● Your objective
Repeat the material exactly from its first line to the line that includes "plt.rcParams['mathtext.it'] = 'Lato:italic'". Skip pictures.

====================

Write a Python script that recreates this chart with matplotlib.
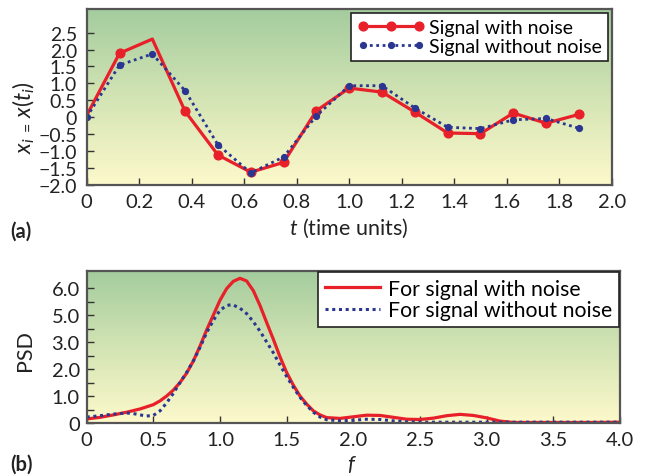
import numpy as np
import matplotlib
matplotlib.use("Agg")
import matplotlib.pyplot as plt
from matplotlib.colors import LinearSegmentedColormap

plt.rcParams['font.family'] = ['Lato', 'DejaVu Sans']
plt.rcParams['mathtext.fontset'] = 'custom'
plt.rcParams['mathtext.rm'] = 'Lato'
plt.rcParams['mathtext.it'] = 'Lato:italic'

# ---------------- data: panel (a) ----------------
t = [0, 0.125, 0.25, 0.375, 0.5, 0.625, 0.75, 0.875,
     1.0, 1.125, 1.25, 1.375, 1.5, 1.625, 1.75, 1.875]
x_noise = [0.05, 1.89, 2.31, 0.17, -1.12, -1.63, -1.34, 0.19,
           0.86, 0.74, 0.15, -0.47, -0.49, 0.12, -0.18, 0.08]
x_clean = [0.0, 1.54, 1.87, 0.78, -0.82, -1.65, -1.18, 0.04,
           0.93, 0.93, 0.27, -0.30, -0.34, -0.08, -0.04, -0.33]

# ---------------- data: panel (b) ----------------
f_noise = [0.0, 0.1, 0.2, 0.3, 0.4, 0.5, 0.55, 0.6, 0.65, 0.7, 0.75, 0.8, 0.85,
           0.9, 0.95, 1.0, 1.05, 1.1, 1.15, 1.2, 1.25, 1.3, 1.35, 1.4, 1.45,
           1.5, 1.55, 1.6, 1.65, 1.7, 1.75, 1.8, 1.9, 2.0, 2.1, 2.2, 2.3, 2.4,
           2.5, 2.6, 2.7, 2.8, 2.9, 3.0, 3.1, 3.2, 3.4, 3.6, 3.8, 4.0]
psd_noise = [0.15, 0.21, 0.30, 0.40, 0.52, 0.68, 0.82, 1.00, 1.22, 1.50, 1.85,
             2.30, 2.85, 3.45, 4.00, 4.55, 4.98, 5.25, 5.36, 5.26, 4.90, 4.35,
             3.72, 3.10, 2.45, 1.87, 1.40, 1.00, 0.70, 0.45, 0.30, 0.20, 0.17,
             0.23, 0.29, 0.28, 0.21, 0.14, 0.13, 0.18, 0.27, 0.32, 0.28, 0.19,
             0.07, 0.02, 0.02, 0.02, 0.02, 0.03]
f_clean = [0.0, 0.1, 0.2, 0.3, 0.35, 0.4, 0.45, 0.5, 0.55, 0.6, 0.65, 0.7, 0.75,
           0.8, 0.85, 0.9, 0.95, 1.0, 1.05, 1.08, 1.1, 1.15, 1.2, 1.25, 1.3,
           1.35, 1.4, 1.45, 1.5, 1.55, 1.6, 1.65, 1.7, 1.75, 1.8, 1.9, 2.0,
           2.1, 2.2, 2.3, 2.4, 2.5, 2.8, 3.0, 3.5, 4.0]
psd_clean = [0.22, 0.27, 0.33, 0.37, 0.35, 0.30, 0.26, 0.28, 0.45, 0.75, 1.10,
             1.50, 1.88, 2.30, 2.80, 3.35, 3.80, 4.18, 4.35, 4.38, 4.37, 4.25,
             4.05, 3.75, 3.40, 3.00, 2.60, 2.15, 1.72, 1.32, 0.95, 0.65, 0.40,
             0.22, 0.12, 0.08, 0.10, 0.14, 0.13, 0.08, 0.04, 0.03, 0.03, 0.03,
             0.03, 0.03]

ya_ticks = [-2.0, -1.5, -1.0, -0.5, 0, 0.5, 1.0, 1.5, 2.0, 2.5]
ya_labels = ["\u22122.0", "\u22121.5", "\u22121.0", "\u22120.5", "0",
             "0.5", "1.0", "1.5", "2.0", "2.5"]
xa_ticks = [0, 0.2, 0.4, 0.6, 0.8, 1.0, 1.2, 1.4, 1.6, 1.8, 2.0]
xb_ticks = [0, 0.5, 1.0, 1.5, 2.0, 2.5, 3.0, 3.5, 4.0]
yb_major = [0, 1, 2, 3, 4, 5]
yb_labels = ["0", "1.0", "2.0", "3.0", "5.0", "6.0"]
yb_minor = [0.5, 1.5, 2.5, 3.5, 4.5]

RED = '#e8202a'
BLUE = '#2a3690'
FRAME = '#555555'
TXT = '#222222'

W, H = 650, 477
fig = plt.figure(figsize=(6.5, 4.77), dpi=100)

def px_axes(l, t_, r, b):
    return fig.add_axes([l / W, 1 - b / H, (r - l) / W, (b - t_) / H])

grad_cmap = LinearSegmentedColormap.from_list(
    'bg', ['#fdf9cb', '#d3e4b4', '#a4cc9e'])

def background(ax):
    g = np.linspace(0, 1, 256).reshape(-1, 1)
    ax.imshow(g, cmap=grad_cmap, origin='lower', aspect='auto',
              extent=[0, 1, 0, 1], transform=ax.transAxes, zorder=0)

def style(ax):
    for s in ax.spines.values():
        s.set_color(FRAME)
        s.set_linewidth(1.6)
        s.set_zorder(5)
    ax.tick_params(which='both', direction='in', top=False, right=False,
                   color='#333333', width=1.0, length=5, labelcolor=TXT)

# ---------------- panel (a) ----------------
axa = px_axes(86.7, 10, 611.7, 185.7)
background(axa)
axa.plot(t, x_noise, '-', color=RED, lw=2.3, marker='o', ms=6.3,
         markevery=[1, 3, 4, 5, 6, 7, 8, 9, 10, 11, 12, 13, 14, 15],
         label='Signal with noise', zorder=3)
axa.plot(t, x_clean, color=BLUE, lw=2.0, linestyle=(0, (1, 1.3)),
         marker='o', ms=4.2, label='Signal without noise', zorder=4)
axa.set_xlim(0, 2.0)
axa.set_ylim(-2.0, 3.2)
axa.set_xticks(xa_ticks)
axa.set_xticklabels([f"{v:.1f}" if v != 0 else "0" for v in xa_ticks])
axa.set_yticks(ya_ticks)
axa.set_yticklabels(ya_labels)
style(axa)
axa.tick_params(axis='x', labelsize=14.5, pad=6)
axa.tick_params(axis='y', labelsize=14, pad=7)
leg = axa.legend(loc='upper right', fontsize=14, numpoints=3,
                 handlelength=3.5, handletextpad=0.2, borderpad=0.3,
                 labelspacing=0.1, borderaxespad=0.2, fancybox=False,
                 framealpha=1, edgecolor=TXT)
leg.get_frame().set_linewidth(1.2)

# ---------------- panel (b) ----------------
axb = px_axes(86.7, 272.3, 620, 424)
background(axb)
axb.plot(f_noise, psd_noise, '-', color=RED, lw=2.3,
         label='For signal with noise', zorder=3)
axb.plot(f_clean, psd_clean, color=BLUE, lw=2.2, linestyle=(0, (1, 1.2)),
         label='For signal without noise', zorder=4)
axb.set_xlim(0, 4.0)
axb.set_ylim(0, 5.62)
axb.set_xticks(xb_ticks)
axb.set_xticklabels([f"{v:.1f}" if v != 0 else "0" for v in xb_ticks])
axb.set_yticks(yb_major)
axb.set_yticklabels(yb_labels)
axb.set_yticks(yb_minor, minor=True)
style(axb)
axb.tick_params(axis='x', labelsize=14.5, pad=5.5)
axb.tick_params(axis='y', labelsize=14.5, pad=5)
axb.tick_params(which='minor', length=5)
leg2 = axb.legend(loc='upper right', fontsize=15.3, handlelength=2.6,
                  handletextpad=0.4, borderpad=0.3, labelspacing=0.08,
                  borderaxespad=0.05, fancybox=False, framealpha=1,
                  edgecolor=TXT)
leg2.get_frame().set_linewidth(1.2)

# ---------------- labels ----------------
fig.text(349 / W, 1 - 228 / H, r"$t$ (time units)", fontsize=15.5,
         ha='center', va='center', color=TXT)
fig.text(24 / W, 1 - 118 / H, r"$x_i\,{}_{=}\,x(t_i)$", fontsize=16.5,
         rotation=90, ha='center', va='center', color=TXT)
fig.text(25 / W, 1 - 351 / H, "PSD", fontsize=15.5, rotation=90,
         ha='center', va='center', color=TXT)
fig.text(352 / W, 1 - 465 / H, r"$f$", fontsize=15.5,
         ha='center', va='center', color=TXT)
fig.text(10 / W, 1 - 232 / H, "(a)", fontsize=14.5, fontweight='bold',
         ha='left', va='center', color=TXT)
fig.text(10 / W, 1 - 465 / H, "(b)", fontsize=14.5, fontweight='bold',
         ha='left', va='center', color=TXT)

fig.savefig("out.png", dpi=100)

====================

● Correct answer
Write a Python script that recreates this chart with matplotlib.
import numpy as np
import matplotlib
matplotlib.use("Agg")
import matplotlib.pyplot as plt
from matplotlib.colors import LinearSegmentedColormap

plt.rcParams['font.family'] = ['Lato', 'DejaVu Sans']
plt.rcParams['mathtext.fontset'] = 'custom'
plt.rcParams['mathtext.rm'] = 'Lato'
plt.rcParams['mathtext.it'] = 'Lato:italic'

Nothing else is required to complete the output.